Fawaz stated that after she pressed on why the superintendent wasn’t coming to work, the board appointed a person to do the job in the interim.
Fawaz pulled her kids out of schools in the district and enrolled them at Wise Academy.
“I did it because I think that they are at risk,” she said. “I don’t think that the security is enough and I don’t think that the education is what it should be.”
She added that she’s paying top dollar for her children’s tuition at Wise and could have gone on her “merry way”, but chose to run for school board to help make changes.
“So maybe at some point I can bring my children back and to make it better for the children that can’t leave this school system,” she said.
The board lacks diversity
She also said there has to be a diverse school board.
“I noticed that every time someone is hired they’re Caucasian, which I do not have a problem with,” she said. “Except, I do not see any minorities being hired or even considered.”
Fawaz also brought up that while the board recently announced that an Arab American will be teaching, she, “has not graduated yet and not until 2021.”
“When I went to file to run for the board, there were a couple other Arab Americans who wanted to run, but they wouldn’t let them,” Fawaz said, when asked why more Arab Americans aren’t running for the Crestwood School Board, given the high percentage of students from the community. “[It’s] like they’d give them a run around until the deadline passes.”
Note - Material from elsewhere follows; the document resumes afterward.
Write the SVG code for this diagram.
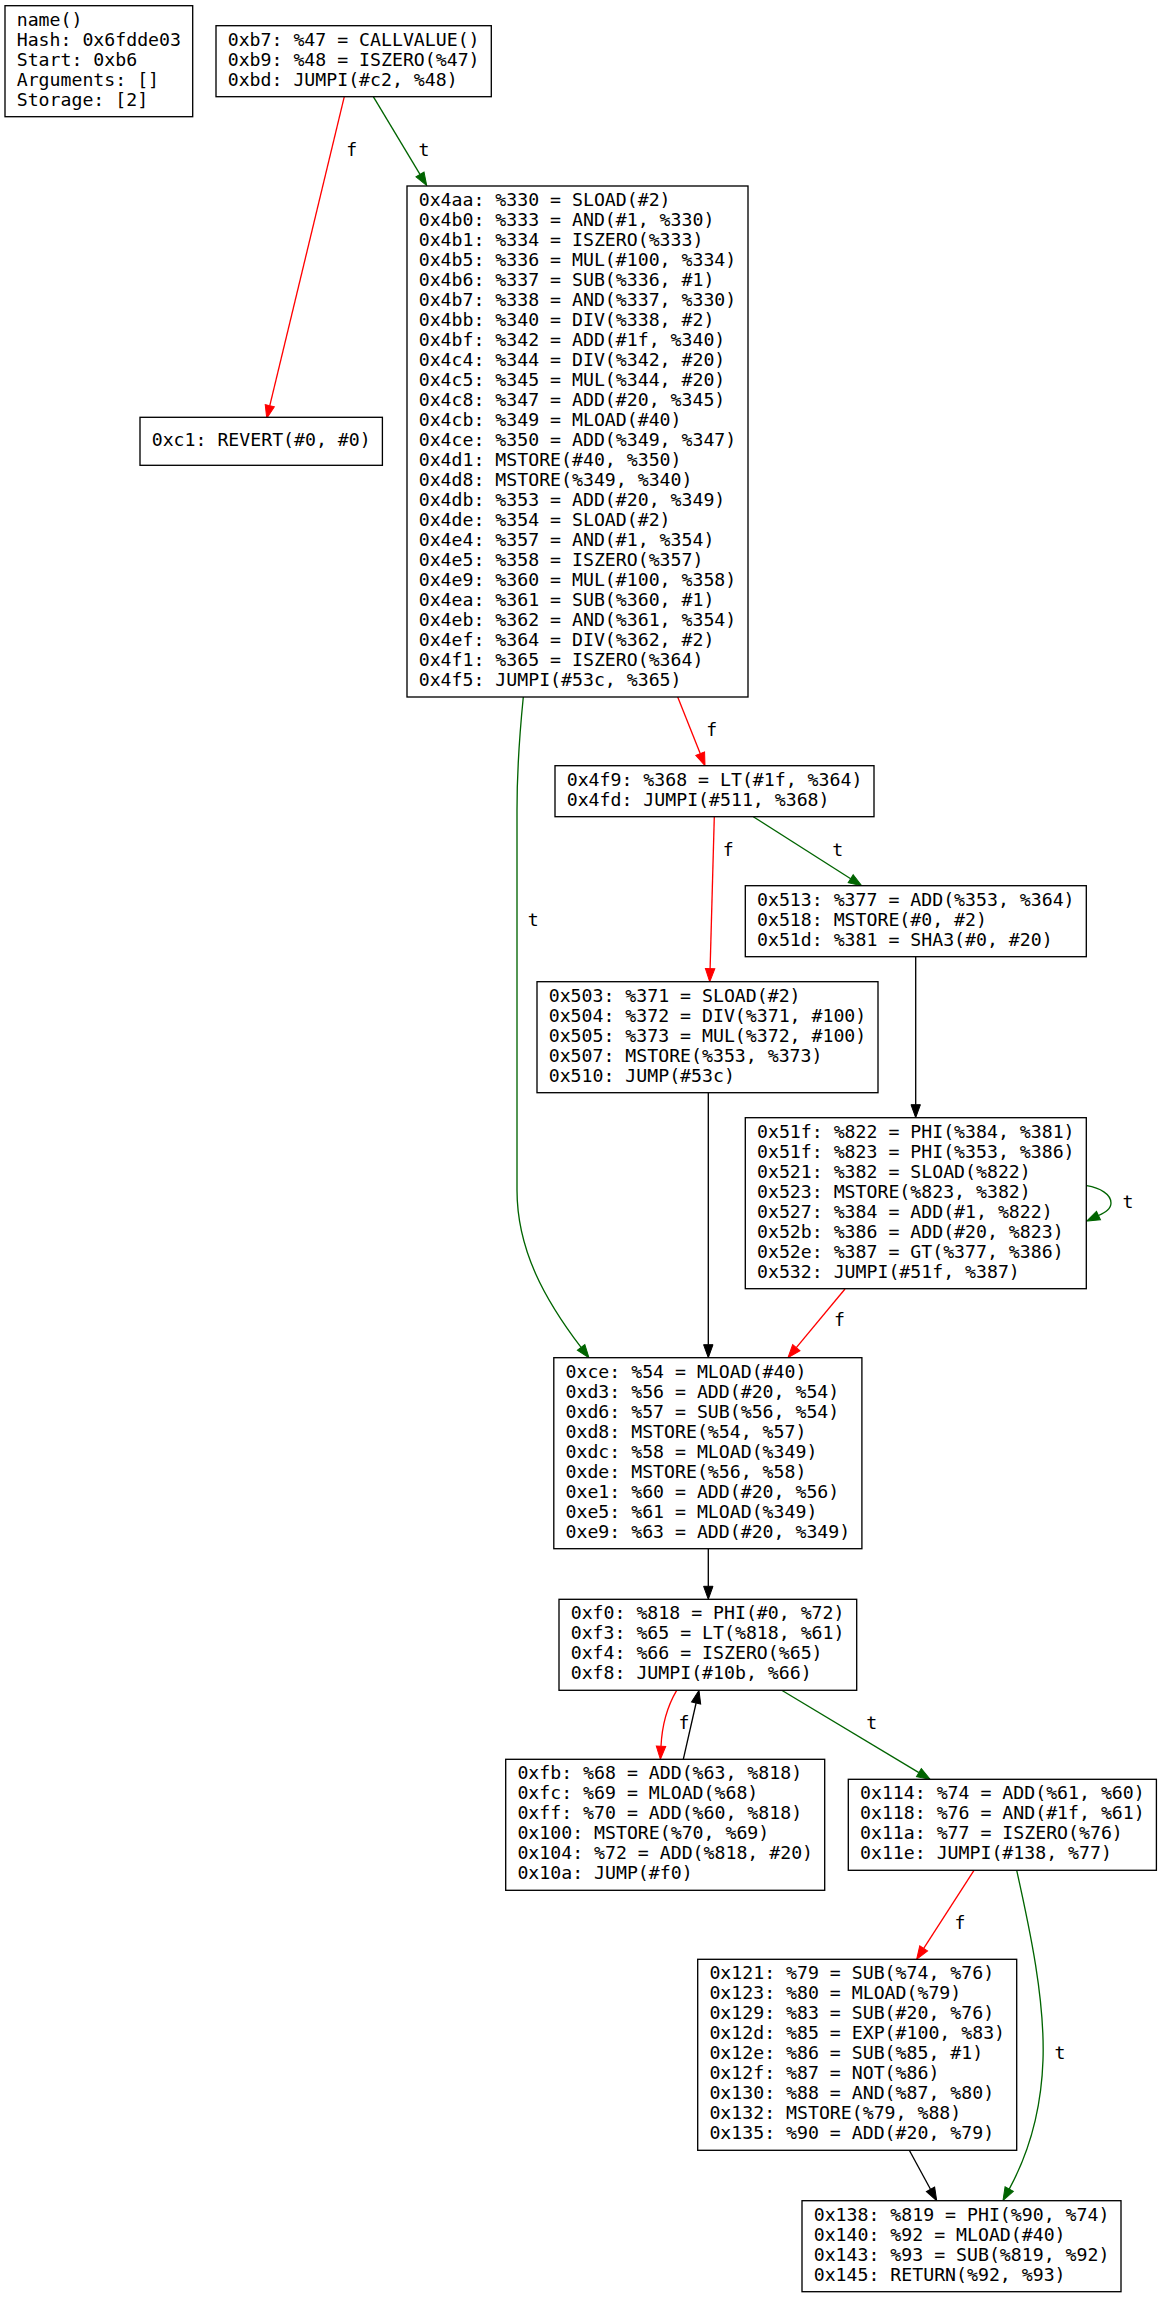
<svg xmlns="http://www.w3.org/2000/svg" width="1162" height="2297" viewBox="0 0 1162 2297">
<style>
.n rect{fill:#fff;stroke:#000;stroke-width:1.33}
text{font-family:"DejaVu Sans Mono","Liberation Mono",monospace;font-size:18.2px;fill:#000}
.e path{fill:none;stroke-width:1.33}
.r{stroke:#ff0000}
.g{stroke:#006400}
.k{stroke:#000}
.lbl{text-anchor:middle}
</style>
<defs>
<marker id="ar" markerUnits="userSpaceOnUse" markerWidth="14" markerHeight="10" viewBox="0 -5 14 10" refX="0" refY="0" orient="auto" overflow="visible"><polygon points="0,-4.7 13,0 0,4.7" fill="#ff0000" stroke="#ff0000" stroke-width="1"/></marker>
<marker id="ag" markerUnits="userSpaceOnUse" markerWidth="14" markerHeight="10" viewBox="0 -5 14 10" refX="0" refY="0" orient="auto" overflow="visible"><polygon points="0,-4.7 13,0 0,4.7" fill="#006400" stroke="#006400" stroke-width="1"/></marker>
<marker id="ak" markerUnits="userSpaceOnUse" markerWidth="14" markerHeight="10" viewBox="0 -5 14 10" refX="0" refY="0" orient="auto" overflow="visible"><polygon points="0,-4.7 13,0 0,4.7" fill="#000" stroke="#000" stroke-width="1"/></marker>
</defs>
<rect width="1162" height="2297" fill="#fff"/>
<g id="connectors" class="e">
<path class="r" d="M344.3,96.7 L269.8,405.7" marker-end="url(#ar)"/>
<text class="lbl" x="351.7" y="156">f</text>
<path class="g" d="M373.3,96.7 L420,174.4" marker-end="url(#ag)"/>
<text class="lbl" x="424" y="156">t</text>
<path class="r" d="M677.7,697 L700.2,753.6" marker-end="url(#ar)"/>
<text class="lbl" x="711.7" y="736">f</text>
<path class="g" d="M523.3,697 C519.5,735 517,770 517,810 L517,1190 C517,1250 545,1300 581.1,1347.4" marker-end="url(#ag)"/>
<text class="lbl" x="533.3" y="926">t</text>
<path class="r" d="M714.3,816.7 L710.1,968.7" marker-end="url(#ar)"/>
<text class="lbl" x="728.3" y="856">f</text>
<path class="g" d="M753.3,816.7 L850.7,878.7" marker-end="url(#ag)"/>
<text class="lbl" x="837.7" y="856">t</text>
<path class="k" d="M915.7,956.7 L915.7,1104.7" marker-end="url(#ak)"/>
<path class="g" d="M1086.7,1185.7 C1100,1188 1111,1194 1111,1203 C1111,1209 1105.5,1212.2 1098.5,1215.5" marker-end="url(#ag)"/>
<text class="lbl" x="1128" y="1208">t</text>
<path class="r" d="M845,1289 L796.3,1347.7" marker-end="url(#ar)"/>
<text class="lbl" x="839.6" y="1326">f</text>
<path class="k" d="M708.3,1092.7 L708.3,1344.7" marker-end="url(#ak)"/>
<path class="k" d="M708.3,1548.7 L708.3,1586.3" marker-end="url(#ak)"/>
<path class="r" d="M676.7,1690.3 C668,1705 662,1725 661,1746.3" marker-end="url(#ar)"/>
<text class="lbl" x="684" y="1729">f</text>
<path class="k" d="M683.3,1759.3 L696.1,1703" marker-end="url(#ak)"/>
<path class="g" d="M781.7,1690.3 L918.9,1772.6" marker-end="url(#ag)"/>
<text class="lbl" x="871.7" y="1729">t</text>
<path class="r" d="M974,1870.3 L923.7,1948.4" marker-end="url(#ar)"/>
<text class="lbl" x="960" y="1929">f</text>
<path class="g" d="M1016.7,1870.3 C1030,1930 1045,2000 1043,2060 C1041,2120 1025,2160 1009.2,2189.1" marker-end="url(#ag)"/>
<text class="lbl" x="1060" y="2059">t</text>
<path class="k" d="M909.3,2150.3 L930.5,2189.3" marker-end="url(#ak)"/>
</g>
<g id="n_name" class="n"><rect x="5" y="5.7" width="187.7" height="111"/>
<text x="16.7" y="25.7"><tspan x="16.7">name()</tspan><tspan x="16.7" dy="20">Hash: 0x6fdde03</tspan><tspan x="16.7" dy="20">Start: 0xb6</tspan><tspan x="16.7" dy="20">Arguments: []</tspan><tspan x="16.7" dy="20">Storage: [2]</tspan></text></g>
<g id="n_b7" class="n"><rect x="216" y="25.7" width="275.3" height="71"/>
<text x="227.7" y="45.7"><tspan x="227.7">0xb7: %47 = CALLVALUE()</tspan><tspan x="227.7" dy="20">0xb9: %48 = ISZERO(%47)</tspan><tspan x="227.7" dy="20">0xbd: JUMPI(#c2, %48)</tspan></text></g>
<g id="n_c1" class="n"><rect x="140" y="417.3" width="242.4" height="48"/>
<text x="151.7" y="446"><tspan x="151.7">0xc1: REVERT(#0, #0)</tspan></text></g>
<g id="n_4aa" class="n"><rect x="407" y="186" width="341" height="511"/>
<text x="418.7" y="206"><tspan x="418.7">0x4aa: %330 = SLOAD(#2)</tspan><tspan x="418.7" dy="20">0x4b0: %333 = AND(#1, %330)</tspan><tspan x="418.7" dy="20">0x4b1: %334 = ISZERO(%333)</tspan><tspan x="418.7" dy="20">0x4b5: %336 = MUL(#100, %334)</tspan><tspan x="418.7" dy="20">0x4b6: %337 = SUB(%336, #1)</tspan><tspan x="418.7" dy="20">0x4b7: %338 = AND(%337, %330)</tspan><tspan x="418.7" dy="20">0x4bb: %340 = DIV(%338, #2)</tspan><tspan x="418.7" dy="20">0x4bf: %342 = ADD(#1f, %340)</tspan><tspan x="418.7" dy="20">0x4c4: %344 = DIV(%342, #20)</tspan><tspan x="418.7" dy="20">0x4c5: %345 = MUL(%344, #20)</tspan><tspan x="418.7" dy="20">0x4c8: %347 = ADD(#20, %345)</tspan><tspan x="418.7" dy="20">0x4cb: %349 = MLOAD(#40)</tspan><tspan x="418.7" dy="20">0x4ce: %350 = ADD(%349, %347)</tspan><tspan x="418.7" dy="20">0x4d1: MSTORE(#40, %350)</tspan><tspan x="418.7" dy="20">0x4d8: MSTORE(%349, %340)</tspan><tspan x="418.7" dy="20">0x4db: %353 = ADD(#20, %349)</tspan><tspan x="418.7" dy="20">0x4de: %354 = SLOAD(#2)</tspan><tspan x="418.7" dy="20">0x4e4: %357 = AND(#1, %354)</tspan><tspan x="418.7" dy="20">0x4e5: %358 = ISZERO(%357)</tspan><tspan x="418.7" dy="20">0x4e9: %360 = MUL(#100, %358)</tspan><tspan x="418.7" dy="20">0x4ea: %361 = SUB(%360, #1)</tspan><tspan x="418.7" dy="20">0x4eb: %362 = AND(%361, %354)</tspan><tspan x="418.7" dy="20">0x4ef: %364 = DIV(%362, #2)</tspan><tspan x="418.7" dy="20">0x4f1: %365 = ISZERO(%364)</tspan><tspan x="418.7" dy="20">0x4f5: JUMPI(#53c, %365)</tspan></text></g>
<g id="n_4f9" class="n"><rect x="555" y="765.7" width="319" height="51"/>
<text x="566.7" y="785.7"><tspan x="566.7">0x4f9: %368 = LT(#1f, %364)</tspan><tspan x="566.7" dy="20">0x4fd: JUMPI(#511, %368)</tspan></text></g>
<g id="n_513" class="n"><rect x="745.3" y="885.7" width="341" height="71"/>
<text x="757" y="905.7"><tspan x="757">0x513: %377 = ADD(%353, %364)</tspan><tspan x="757" dy="20">0x518: MSTORE(#0, #2)</tspan><tspan x="757" dy="20">0x51d: %381 = SHA3(#0, #20)</tspan></text></g>
<g id="n_503" class="n"><rect x="537" y="981.7" width="341" height="111"/>
<text x="548.7" y="1001.7"><tspan x="548.7">0x503: %371 = SLOAD(#2)</tspan><tspan x="548.7" dy="20">0x504: %372 = DIV(%371, #100)</tspan><tspan x="548.7" dy="20">0x505: %373 = MUL(%372, #100)</tspan><tspan x="548.7" dy="20">0x507: MSTORE(%353, %373)</tspan><tspan x="548.7" dy="20">0x510: JUMP(#53c)</tspan></text></g>
<g id="n_51f" class="n"><rect x="745.3" y="1117.7" width="341" height="171"/>
<text x="757" y="1137.7"><tspan x="757">0x51f: %822 = PHI(%384, %381)</tspan><tspan x="757" dy="20">0x51f: %823 = PHI(%353, %386)</tspan><tspan x="757" dy="20">0x521: %382 = SLOAD(%822)</tspan><tspan x="757" dy="20">0x523: MSTORE(%823, %382)</tspan><tspan x="757" dy="20">0x527: %384 = ADD(#1, %822)</tspan><tspan x="757" dy="20">0x52b: %386 = ADD(#20, %823)</tspan><tspan x="757" dy="20">0x52e: %387 = GT(%377, %386)</tspan><tspan x="757" dy="20">0x532: JUMPI(#51f, %387)</tspan></text></g>
<g id="n_ce" class="n"><rect x="553.8" y="1357.7" width="308.1" height="191"/>
<text x="565.5" y="1377.7"><tspan x="565.5">0xce: %54 = MLOAD(#40)</tspan><tspan x="565.5" dy="20">0xd3: %56 = ADD(#20, %54)</tspan><tspan x="565.5" dy="20">0xd6: %57 = SUB(%56, %54)</tspan><tspan x="565.5" dy="20">0xd8: MSTORE(%54, %57)</tspan><tspan x="565.5" dy="20">0xdc: %58 = MLOAD(%349)</tspan><tspan x="565.5" dy="20">0xde: MSTORE(%56, %58)</tspan><tspan x="565.5" dy="20">0xe1: %60 = ADD(#20, %56)</tspan><tspan x="565.5" dy="20">0xe5: %61 = MLOAD(%349)</tspan><tspan x="565.5" dy="20">0xe9: %63 = ADD(#20, %349)</tspan></text></g>
<g id="n_f0" class="n"><rect x="559" y="1599.3" width="297.7" height="91"/>
<text x="570.7" y="1619.3"><tspan x="570.7">0xf0: %818 = PHI(#0, %72)</tspan><tspan x="570.7" dy="20">0xf3: %65 = LT(%818, %61)</tspan><tspan x="570.7" dy="20">0xf4: %66 = ISZERO(%65)</tspan><tspan x="570.7" dy="20">0xf8: JUMPI(#10b, %66)</tspan></text></g>
<g id="n_fb" class="n"><rect x="505.7" y="1759.3" width="319" height="131"/>
<text x="517.4" y="1779.3"><tspan x="517.4">0xfb: %68 = ADD(%63, %818)</tspan><tspan x="517.4" dy="20">0xfc: %69 = MLOAD(%68)</tspan><tspan x="517.4" dy="20">0xff: %70 = ADD(%60, %818)</tspan><tspan x="517.4" dy="20">0x100: MSTORE(%70, %69)</tspan><tspan x="517.4" dy="20">0x104: %72 = ADD(%818, #20)</tspan><tspan x="517.4" dy="20">0x10a: JUMP(#f0)</tspan></text></g>
<g id="n_114" class="n"><rect x="848.3" y="1779.3" width="308.1" height="91"/>
<text x="860" y="1799.3"><tspan x="860">0x114: %74 = ADD(%61, %60)</tspan><tspan x="860" dy="20">0x118: %76 = AND(#1f, %61)</tspan><tspan x="860" dy="20">0x11a: %77 = ISZERO(%76)</tspan><tspan x="860" dy="20">0x11e: JUMPI(#138, %77)</tspan></text></g>
<g id="n_121" class="n"><rect x="697.7" y="1959.3" width="319" height="191"/>
<text x="709.4" y="1979.3"><tspan x="709.4">0x121: %79 = SUB(%74, %76)</tspan><tspan x="709.4" dy="20">0x123: %80 = MLOAD(%79)</tspan><tspan x="709.4" dy="20">0x129: %83 = SUB(#20, %76)</tspan><tspan x="709.4" dy="20">0x12d: %85 = EXP(#100, %83)</tspan><tspan x="709.4" dy="20">0x12e: %86 = SUB(%85, #1)</tspan><tspan x="709.4" dy="20">0x12f: %87 = NOT(%86)</tspan><tspan x="709.4" dy="20">0x130: %88 = AND(%87, %80)</tspan><tspan x="709.4" dy="20">0x132: MSTORE(%79, %88)</tspan><tspan x="709.4" dy="20">0x135: %90 = ADD(#20, %79)</tspan></text></g>
<g id="n_138" class="n"><rect x="802" y="2200.7" width="319" height="91"/>
<text x="813.7" y="2220.7"><tspan x="813.7">0x138: %819 = PHI(%90, %74)</tspan><tspan x="813.7" dy="20">0x140: %92 = MLOAD(#40)</tspan><tspan x="813.7" dy="20">0x143: %93 = SUB(%819, %92)</tspan><tspan x="813.7" dy="20">0x145: RETURN(%92, %93)</tspan></text></g>
</svg>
She added that officials tried to give her the run around, but she’s a persistent person, so she make sure she stuck around for the paperwork.
Outrageous salaries and allegations of nepotism
Fawaz’s husband, Ahmad, also told The AANews that after his wife announced her candidacy, the superintendent’s daughter quit her job at a district-run daycare facility.
“We found out that she was earning $101,000,” he said.
“The athletic director earns $115,000 and is the same person who got fired from another district for embezzlement,” he added.
He also said the state allocated $1.3 million to the district. Of that, the school allocated $50,000 for the students and the rest for the administration.
“There are severe deficiencies in the numbers because the school doesn’t keep any records,” he said.
“When you actually go through the budget, you’d see that the state needs to come in and audit because there’s multiple things that do not add up,” Salwa Fawaz said.
The Arab American News didn’t verify these allegations from an independent source nor it has been confirmed by the school administration.
Greater parental involvement is needed
According to Bazzi of the DHCO, parents don’t get involved unless there’s a problem.
“That is the issue here,” he said, adding that DHCO members will do the best they can to install the second Arab American on the board.
“We’re hoping as parents and as a community that Salwa comes up with a strong agenda that helps the community move forward toward a better future for our kids,” he said.
According to a source familiar with the district who preferred to remain anonymous, “Fawaz has been responsive to all of the questions sent to her as opposed to one of the other candidates who hasn’t been responsive.”
“Fawaz would be a good addition to the board,” the source added. “She is well educated and has good management skills as well as a good supervisory background.”
Fawaz has a bachelor’s degree in business management and administration from Walsh College. She has worked in management positions at Ford Motor Company for the last 20 years.
She has also done a variety of volunteer work, including leading a team at Christmas, collecting goods and toys for children as part of Ford’s “operation good cheer”; helping to beautify the landscape at the Henry Ford Estate; working at Lighthouse of Oakland County and working with the Girl Scouts of America.